For the first time in five years, infrastructure work will take place at the idle Seven Falls development in Henderson County.
It may not be the total overhaul property owners would like to see at Seven Falls, but it’s a step toward dealing with overgrowth and severe erosion problems.
Earlier this month, a Henderson County judge granted an “emergency relief” petition for the county to spend $260,360 for grass seeding, cleaning of drainage traps and other work to stop erosion and slope slides.
“You’d have to be crazy for it not to be a good step,” said Kenneth Blecher, a Fort Myers, Fla., resident who bought a lot in Seven Falls in 2007.
Blecher is among dozens of property owners who have been stuck with property that lost much of its value after work stopped at the development in 2008.
Most property owners cannot even access their land anymore because the development lacks roads or the existing dirt roads are badly eroded.
Developer Keith Vinson and four others were indicted on federal bank fraud charges, with authorities alleging they were part of a scheme to circumvent loan regulations to funnel more money to Seven Falls.
In a separate state case, Vinson will appear in Henderson County Superior Court on Monday to face insurance fraud charges.

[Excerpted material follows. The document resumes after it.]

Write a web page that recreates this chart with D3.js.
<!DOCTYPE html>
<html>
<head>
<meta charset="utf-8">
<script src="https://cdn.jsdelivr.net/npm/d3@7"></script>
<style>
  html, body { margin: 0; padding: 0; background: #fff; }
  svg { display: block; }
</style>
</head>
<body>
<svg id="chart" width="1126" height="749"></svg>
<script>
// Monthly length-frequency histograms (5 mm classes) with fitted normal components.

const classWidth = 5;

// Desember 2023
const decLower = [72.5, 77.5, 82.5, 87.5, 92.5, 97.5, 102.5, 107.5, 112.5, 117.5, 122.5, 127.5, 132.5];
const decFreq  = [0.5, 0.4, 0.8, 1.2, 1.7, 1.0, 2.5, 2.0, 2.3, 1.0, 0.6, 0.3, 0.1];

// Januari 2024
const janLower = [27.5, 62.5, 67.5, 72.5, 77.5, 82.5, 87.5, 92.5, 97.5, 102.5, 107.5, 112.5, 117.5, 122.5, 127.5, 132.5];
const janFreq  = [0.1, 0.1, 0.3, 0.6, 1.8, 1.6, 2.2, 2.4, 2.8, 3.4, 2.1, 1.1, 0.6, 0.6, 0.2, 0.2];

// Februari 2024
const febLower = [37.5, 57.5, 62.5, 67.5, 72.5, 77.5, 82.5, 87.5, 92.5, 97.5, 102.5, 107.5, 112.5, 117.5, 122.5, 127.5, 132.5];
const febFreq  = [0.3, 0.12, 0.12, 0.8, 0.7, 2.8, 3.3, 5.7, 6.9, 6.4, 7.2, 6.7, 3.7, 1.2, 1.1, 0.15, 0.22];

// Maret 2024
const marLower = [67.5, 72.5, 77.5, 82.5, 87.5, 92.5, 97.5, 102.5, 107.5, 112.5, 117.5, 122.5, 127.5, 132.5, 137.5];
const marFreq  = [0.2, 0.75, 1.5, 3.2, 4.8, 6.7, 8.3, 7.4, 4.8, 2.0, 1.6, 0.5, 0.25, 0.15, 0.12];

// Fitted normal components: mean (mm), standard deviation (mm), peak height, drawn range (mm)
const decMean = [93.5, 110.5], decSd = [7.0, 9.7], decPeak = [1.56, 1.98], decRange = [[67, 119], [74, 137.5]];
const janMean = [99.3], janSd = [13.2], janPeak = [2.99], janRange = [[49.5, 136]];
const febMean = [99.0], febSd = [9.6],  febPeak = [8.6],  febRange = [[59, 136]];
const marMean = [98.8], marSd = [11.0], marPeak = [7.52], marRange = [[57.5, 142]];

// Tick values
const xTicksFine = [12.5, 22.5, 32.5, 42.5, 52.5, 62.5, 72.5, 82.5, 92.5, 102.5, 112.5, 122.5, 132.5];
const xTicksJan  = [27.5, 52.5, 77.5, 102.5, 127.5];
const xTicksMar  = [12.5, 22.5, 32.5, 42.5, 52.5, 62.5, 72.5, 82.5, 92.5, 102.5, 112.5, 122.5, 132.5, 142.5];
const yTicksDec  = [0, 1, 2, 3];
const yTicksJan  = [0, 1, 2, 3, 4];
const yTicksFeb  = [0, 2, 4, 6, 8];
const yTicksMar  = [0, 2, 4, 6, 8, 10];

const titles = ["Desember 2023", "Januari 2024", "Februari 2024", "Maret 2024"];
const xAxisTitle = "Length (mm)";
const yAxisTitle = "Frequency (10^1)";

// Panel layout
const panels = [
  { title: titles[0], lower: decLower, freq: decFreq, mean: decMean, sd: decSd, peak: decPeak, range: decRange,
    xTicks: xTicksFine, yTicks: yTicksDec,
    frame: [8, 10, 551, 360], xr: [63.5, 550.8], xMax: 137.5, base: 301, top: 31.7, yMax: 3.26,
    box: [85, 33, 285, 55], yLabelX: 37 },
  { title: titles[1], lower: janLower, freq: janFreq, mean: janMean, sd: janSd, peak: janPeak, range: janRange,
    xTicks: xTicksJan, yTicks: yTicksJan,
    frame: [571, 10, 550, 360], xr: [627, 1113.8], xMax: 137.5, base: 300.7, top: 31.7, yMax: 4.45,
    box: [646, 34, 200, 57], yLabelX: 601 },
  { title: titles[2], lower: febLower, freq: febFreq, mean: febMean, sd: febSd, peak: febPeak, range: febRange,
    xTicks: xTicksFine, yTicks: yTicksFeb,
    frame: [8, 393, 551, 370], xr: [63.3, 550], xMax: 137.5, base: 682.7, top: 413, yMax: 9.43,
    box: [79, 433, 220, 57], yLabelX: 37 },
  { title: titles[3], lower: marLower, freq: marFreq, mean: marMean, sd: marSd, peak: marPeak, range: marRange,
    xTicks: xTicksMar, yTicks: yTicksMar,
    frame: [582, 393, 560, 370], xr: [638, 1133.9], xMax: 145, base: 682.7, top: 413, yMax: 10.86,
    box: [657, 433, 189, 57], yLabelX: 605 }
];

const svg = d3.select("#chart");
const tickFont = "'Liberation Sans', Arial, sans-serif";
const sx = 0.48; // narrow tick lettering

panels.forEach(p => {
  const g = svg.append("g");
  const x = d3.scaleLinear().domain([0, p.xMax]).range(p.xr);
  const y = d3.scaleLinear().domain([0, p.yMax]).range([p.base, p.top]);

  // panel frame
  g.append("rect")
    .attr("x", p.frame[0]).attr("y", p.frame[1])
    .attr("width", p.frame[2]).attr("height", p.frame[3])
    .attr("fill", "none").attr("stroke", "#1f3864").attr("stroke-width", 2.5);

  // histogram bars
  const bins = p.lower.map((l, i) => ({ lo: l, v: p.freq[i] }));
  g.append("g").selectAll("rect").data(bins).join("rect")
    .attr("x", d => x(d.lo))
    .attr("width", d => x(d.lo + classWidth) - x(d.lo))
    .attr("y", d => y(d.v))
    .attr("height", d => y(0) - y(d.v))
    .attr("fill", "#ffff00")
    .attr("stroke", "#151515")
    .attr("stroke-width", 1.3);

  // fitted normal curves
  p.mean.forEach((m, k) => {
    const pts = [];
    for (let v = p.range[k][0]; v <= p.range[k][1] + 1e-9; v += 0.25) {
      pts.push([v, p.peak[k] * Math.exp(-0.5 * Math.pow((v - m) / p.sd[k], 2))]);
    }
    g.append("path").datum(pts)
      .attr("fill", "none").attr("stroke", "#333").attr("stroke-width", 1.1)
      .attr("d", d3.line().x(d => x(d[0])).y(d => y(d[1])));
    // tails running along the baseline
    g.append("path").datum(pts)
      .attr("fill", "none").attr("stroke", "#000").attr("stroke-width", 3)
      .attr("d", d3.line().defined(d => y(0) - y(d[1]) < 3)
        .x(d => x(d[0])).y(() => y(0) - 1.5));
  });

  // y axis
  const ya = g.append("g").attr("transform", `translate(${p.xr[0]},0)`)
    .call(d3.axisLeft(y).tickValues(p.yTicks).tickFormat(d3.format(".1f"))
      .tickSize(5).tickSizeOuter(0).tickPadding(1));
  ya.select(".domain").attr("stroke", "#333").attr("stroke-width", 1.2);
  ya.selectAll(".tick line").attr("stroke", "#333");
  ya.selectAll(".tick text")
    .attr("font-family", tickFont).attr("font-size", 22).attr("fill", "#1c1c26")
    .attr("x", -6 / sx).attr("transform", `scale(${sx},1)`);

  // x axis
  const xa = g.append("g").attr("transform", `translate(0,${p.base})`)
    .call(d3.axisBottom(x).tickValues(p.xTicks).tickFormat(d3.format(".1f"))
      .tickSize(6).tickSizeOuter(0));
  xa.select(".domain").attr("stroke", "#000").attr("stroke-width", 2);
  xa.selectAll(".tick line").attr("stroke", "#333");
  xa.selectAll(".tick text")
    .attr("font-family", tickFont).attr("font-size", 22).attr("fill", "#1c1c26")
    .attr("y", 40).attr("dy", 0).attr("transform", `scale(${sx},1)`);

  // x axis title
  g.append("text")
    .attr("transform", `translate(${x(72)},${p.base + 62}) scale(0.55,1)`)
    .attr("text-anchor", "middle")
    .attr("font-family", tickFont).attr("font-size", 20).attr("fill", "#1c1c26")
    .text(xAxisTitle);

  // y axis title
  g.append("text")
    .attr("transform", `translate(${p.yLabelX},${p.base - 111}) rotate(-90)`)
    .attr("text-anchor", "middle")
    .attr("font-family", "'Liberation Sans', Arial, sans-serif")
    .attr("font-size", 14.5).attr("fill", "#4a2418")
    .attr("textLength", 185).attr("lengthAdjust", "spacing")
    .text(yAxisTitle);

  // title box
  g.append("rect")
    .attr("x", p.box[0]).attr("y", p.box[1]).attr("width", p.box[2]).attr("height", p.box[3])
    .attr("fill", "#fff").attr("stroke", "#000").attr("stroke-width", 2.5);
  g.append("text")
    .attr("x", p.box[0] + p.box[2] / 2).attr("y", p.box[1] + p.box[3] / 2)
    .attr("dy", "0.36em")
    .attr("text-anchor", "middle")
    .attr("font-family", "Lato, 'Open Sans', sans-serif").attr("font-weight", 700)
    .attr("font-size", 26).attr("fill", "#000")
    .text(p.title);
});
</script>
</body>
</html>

Authorities say Vinson withdrew money from employees’ pay for insurance but did not provide insurance coverage.
Planned to have 900 homes and an Arnold Palmer golf course, the 1,400-acre Seven Falls property fell into bankruptcy in September 2008. A federal judge kicked the bankruptcy case out in July 2010, ruling that Seven Falls lacked a reasonable chance of reorganizing.
Henderson County Attorney Russ Burrell said Wednesday he sought the emergency order to kick-start work on the project and stop erosion.

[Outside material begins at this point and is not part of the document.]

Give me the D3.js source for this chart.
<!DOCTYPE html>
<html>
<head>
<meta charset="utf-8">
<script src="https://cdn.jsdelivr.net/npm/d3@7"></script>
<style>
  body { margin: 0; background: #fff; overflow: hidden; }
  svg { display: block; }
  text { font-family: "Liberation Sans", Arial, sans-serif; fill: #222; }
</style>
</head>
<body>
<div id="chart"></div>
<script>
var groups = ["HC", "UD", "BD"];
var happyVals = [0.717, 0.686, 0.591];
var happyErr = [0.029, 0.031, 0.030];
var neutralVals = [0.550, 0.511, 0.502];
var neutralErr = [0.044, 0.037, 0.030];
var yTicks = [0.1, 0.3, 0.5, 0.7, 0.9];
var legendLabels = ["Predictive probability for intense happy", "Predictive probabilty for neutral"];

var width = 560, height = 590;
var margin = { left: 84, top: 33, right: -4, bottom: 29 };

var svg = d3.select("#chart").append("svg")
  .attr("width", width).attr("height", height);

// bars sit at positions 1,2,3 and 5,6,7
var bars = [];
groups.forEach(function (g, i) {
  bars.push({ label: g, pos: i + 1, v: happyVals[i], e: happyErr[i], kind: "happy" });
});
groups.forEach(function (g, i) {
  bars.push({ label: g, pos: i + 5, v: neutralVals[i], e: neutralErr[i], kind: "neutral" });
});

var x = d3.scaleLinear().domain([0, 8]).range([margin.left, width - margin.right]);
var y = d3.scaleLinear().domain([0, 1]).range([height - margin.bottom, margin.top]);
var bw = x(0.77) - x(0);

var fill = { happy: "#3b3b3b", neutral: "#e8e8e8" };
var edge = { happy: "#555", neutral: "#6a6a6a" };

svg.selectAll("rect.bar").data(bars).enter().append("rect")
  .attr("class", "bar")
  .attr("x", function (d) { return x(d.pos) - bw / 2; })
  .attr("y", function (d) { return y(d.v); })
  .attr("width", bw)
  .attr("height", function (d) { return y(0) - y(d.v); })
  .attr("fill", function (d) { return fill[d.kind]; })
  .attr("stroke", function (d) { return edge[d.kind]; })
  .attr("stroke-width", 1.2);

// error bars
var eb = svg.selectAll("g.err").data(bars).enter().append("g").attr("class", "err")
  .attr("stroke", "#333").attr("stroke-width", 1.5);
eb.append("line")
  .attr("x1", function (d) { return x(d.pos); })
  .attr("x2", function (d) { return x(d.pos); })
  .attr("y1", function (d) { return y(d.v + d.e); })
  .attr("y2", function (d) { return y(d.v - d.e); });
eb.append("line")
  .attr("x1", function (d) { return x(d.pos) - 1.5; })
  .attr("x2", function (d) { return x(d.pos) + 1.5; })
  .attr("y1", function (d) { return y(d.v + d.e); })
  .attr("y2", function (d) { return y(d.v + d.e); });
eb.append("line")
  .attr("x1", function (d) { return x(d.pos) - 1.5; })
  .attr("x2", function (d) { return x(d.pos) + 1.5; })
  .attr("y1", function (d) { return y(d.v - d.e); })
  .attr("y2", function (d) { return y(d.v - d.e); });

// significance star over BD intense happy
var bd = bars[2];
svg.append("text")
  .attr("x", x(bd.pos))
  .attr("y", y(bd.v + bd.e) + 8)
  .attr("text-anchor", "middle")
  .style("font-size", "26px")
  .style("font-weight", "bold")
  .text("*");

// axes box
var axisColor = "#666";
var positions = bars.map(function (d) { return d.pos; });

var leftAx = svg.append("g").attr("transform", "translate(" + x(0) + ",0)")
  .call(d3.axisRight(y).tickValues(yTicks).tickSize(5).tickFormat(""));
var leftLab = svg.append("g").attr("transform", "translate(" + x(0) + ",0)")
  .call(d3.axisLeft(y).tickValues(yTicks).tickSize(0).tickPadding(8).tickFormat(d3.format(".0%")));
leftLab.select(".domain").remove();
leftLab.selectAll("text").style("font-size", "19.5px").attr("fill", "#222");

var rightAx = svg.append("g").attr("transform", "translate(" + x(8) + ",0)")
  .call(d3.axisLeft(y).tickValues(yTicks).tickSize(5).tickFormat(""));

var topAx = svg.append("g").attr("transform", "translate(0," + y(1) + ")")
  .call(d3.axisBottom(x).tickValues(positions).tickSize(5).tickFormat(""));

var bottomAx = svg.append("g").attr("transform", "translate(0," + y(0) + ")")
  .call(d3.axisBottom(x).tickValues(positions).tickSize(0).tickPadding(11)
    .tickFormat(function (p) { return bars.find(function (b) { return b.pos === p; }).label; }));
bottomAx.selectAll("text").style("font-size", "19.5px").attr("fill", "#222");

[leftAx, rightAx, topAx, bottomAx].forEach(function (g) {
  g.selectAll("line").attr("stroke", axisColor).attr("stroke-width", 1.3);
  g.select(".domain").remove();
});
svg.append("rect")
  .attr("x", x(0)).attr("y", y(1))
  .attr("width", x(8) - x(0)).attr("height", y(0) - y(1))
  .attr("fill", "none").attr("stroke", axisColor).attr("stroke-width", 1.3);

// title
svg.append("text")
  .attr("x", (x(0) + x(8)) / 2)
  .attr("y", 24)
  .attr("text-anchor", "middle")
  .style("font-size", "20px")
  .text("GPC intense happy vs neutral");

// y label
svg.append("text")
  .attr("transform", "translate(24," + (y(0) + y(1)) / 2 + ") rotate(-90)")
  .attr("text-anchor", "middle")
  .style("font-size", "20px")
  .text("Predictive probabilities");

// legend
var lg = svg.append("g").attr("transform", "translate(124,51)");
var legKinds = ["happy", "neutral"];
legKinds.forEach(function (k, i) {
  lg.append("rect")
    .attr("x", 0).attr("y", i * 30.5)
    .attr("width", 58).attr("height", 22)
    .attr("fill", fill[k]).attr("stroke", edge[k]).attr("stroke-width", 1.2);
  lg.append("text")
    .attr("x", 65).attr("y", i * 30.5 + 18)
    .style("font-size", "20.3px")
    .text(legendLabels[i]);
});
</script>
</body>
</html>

The work will be paid for by the proceeds of a $6 million bond the county required the project developer to arrange to get county approval for plans.
The county has received the $6 million bond funds, Burrell said, but it wants to get property owner input on how to use them before proceeding with more extensive work. Burrell said necessary road and infrastructure work likely will exceed $6 million, probably by a million dollars.